- _Records to process_:
______________________________

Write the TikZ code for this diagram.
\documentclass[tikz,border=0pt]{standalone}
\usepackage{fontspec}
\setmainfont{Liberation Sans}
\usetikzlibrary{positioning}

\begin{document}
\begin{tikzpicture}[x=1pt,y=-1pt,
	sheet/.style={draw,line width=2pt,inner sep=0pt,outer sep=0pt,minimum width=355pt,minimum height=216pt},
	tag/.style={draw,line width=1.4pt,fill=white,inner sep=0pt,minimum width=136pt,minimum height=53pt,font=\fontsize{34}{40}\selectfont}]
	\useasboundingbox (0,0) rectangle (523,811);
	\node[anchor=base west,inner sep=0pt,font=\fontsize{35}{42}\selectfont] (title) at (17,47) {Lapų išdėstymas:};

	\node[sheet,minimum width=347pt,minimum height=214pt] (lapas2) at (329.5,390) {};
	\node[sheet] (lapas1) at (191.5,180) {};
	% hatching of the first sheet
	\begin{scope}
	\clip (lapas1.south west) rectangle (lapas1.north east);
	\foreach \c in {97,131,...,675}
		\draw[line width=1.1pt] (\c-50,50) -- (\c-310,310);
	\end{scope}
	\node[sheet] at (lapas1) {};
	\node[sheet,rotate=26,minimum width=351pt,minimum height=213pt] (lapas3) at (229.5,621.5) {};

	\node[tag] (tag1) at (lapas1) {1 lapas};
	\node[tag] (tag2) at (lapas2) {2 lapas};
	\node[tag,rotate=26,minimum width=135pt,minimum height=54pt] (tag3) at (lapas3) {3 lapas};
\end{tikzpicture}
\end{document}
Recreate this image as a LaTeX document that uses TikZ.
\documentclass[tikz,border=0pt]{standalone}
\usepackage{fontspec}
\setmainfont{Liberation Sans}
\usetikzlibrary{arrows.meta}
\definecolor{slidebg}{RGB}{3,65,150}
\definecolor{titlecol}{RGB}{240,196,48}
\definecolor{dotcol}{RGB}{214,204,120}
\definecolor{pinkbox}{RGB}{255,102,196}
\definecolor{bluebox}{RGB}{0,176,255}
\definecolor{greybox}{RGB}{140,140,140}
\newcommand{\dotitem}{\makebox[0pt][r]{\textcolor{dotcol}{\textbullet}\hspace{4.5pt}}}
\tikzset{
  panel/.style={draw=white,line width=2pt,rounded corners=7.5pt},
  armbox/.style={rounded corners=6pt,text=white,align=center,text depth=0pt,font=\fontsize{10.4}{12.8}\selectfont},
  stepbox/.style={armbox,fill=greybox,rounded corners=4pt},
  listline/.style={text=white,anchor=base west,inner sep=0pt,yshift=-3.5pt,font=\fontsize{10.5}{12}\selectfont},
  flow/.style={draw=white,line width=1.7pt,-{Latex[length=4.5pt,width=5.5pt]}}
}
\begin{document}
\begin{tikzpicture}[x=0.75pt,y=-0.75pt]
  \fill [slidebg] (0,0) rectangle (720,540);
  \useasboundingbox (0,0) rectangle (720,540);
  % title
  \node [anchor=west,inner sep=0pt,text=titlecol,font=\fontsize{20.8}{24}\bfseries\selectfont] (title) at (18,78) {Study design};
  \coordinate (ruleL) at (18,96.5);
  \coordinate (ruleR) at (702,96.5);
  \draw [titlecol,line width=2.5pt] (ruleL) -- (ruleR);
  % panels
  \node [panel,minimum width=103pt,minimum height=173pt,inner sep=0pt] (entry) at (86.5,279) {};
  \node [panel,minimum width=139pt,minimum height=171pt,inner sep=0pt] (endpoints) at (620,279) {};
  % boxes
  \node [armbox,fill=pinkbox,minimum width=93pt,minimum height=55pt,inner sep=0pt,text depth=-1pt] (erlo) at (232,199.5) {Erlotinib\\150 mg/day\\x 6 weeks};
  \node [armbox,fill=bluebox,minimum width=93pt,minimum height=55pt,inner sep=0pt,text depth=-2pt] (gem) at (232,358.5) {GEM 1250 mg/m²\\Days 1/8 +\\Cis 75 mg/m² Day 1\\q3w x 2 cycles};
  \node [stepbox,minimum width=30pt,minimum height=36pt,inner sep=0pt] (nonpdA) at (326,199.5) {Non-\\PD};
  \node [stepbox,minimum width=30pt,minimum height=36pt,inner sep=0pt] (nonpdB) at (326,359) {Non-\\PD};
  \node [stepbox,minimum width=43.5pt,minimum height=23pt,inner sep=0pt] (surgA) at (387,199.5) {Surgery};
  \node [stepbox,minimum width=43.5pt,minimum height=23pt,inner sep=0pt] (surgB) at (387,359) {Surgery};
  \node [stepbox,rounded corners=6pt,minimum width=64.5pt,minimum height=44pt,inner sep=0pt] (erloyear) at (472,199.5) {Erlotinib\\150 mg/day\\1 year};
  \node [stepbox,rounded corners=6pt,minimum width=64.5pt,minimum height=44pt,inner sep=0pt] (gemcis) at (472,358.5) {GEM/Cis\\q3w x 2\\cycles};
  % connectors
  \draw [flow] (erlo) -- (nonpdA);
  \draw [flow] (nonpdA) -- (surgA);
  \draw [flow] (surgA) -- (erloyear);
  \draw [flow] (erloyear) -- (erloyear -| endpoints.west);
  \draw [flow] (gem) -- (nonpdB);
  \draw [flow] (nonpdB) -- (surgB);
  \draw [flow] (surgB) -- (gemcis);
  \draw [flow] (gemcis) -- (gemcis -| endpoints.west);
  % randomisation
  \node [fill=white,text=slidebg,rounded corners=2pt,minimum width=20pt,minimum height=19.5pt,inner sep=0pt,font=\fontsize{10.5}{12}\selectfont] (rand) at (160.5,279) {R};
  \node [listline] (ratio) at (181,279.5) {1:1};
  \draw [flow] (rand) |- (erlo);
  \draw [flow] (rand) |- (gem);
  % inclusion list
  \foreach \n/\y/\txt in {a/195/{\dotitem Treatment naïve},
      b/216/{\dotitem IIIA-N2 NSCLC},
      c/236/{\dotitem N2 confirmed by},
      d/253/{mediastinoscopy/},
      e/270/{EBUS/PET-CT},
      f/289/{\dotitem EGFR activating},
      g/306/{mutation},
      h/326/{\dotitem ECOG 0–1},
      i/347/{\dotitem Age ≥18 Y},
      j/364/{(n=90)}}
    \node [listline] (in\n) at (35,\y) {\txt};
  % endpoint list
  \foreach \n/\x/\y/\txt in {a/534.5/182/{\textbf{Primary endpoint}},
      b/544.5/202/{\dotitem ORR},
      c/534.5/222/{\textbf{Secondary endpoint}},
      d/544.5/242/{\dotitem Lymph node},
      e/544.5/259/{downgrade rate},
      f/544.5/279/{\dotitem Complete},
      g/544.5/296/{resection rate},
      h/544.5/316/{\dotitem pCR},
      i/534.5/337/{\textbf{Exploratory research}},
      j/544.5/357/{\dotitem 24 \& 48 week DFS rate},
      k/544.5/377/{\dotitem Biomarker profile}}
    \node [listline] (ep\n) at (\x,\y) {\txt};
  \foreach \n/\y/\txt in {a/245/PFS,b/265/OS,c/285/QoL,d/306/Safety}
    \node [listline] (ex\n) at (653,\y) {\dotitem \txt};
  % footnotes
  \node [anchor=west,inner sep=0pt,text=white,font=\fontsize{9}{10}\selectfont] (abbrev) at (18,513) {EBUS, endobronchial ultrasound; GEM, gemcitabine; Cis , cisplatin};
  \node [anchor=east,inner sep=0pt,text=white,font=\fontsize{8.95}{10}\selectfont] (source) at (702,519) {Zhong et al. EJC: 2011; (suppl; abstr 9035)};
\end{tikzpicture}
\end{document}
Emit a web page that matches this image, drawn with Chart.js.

______________________________

- _Required task_:
Please reproduce exactly the lines from the first one of the records above through the line containing "(title) at (17,47)", both included, and nothing else.

- _Reply to the task_:
Write the TikZ code for this diagram.
\documentclass[tikz,border=0pt]{standalone}
\usepackage{fontspec}
\setmainfont{Liberation Sans}
\usetikzlibrary{positioning}

\begin{document}
\begin{tikzpicture}[x=1pt,y=-1pt,
	sheet/.style={draw,line width=2pt,inner sep=0pt,outer sep=0pt,minimum width=355pt,minimum height=216pt},
	tag/.style={draw,line width=1.4pt,fill=white,inner sep=0pt,minimum width=136pt,minimum height=53pt,font=\fontsize{34}{40}\selectfont}]
	\useasboundingbox (0,0) rectangle (523,811);
	\node[anchor=base west,inner sep=0pt,font=\fontsize{35}{42}\selectfont] (title) at (17,47) {Lapų išdėstymas:};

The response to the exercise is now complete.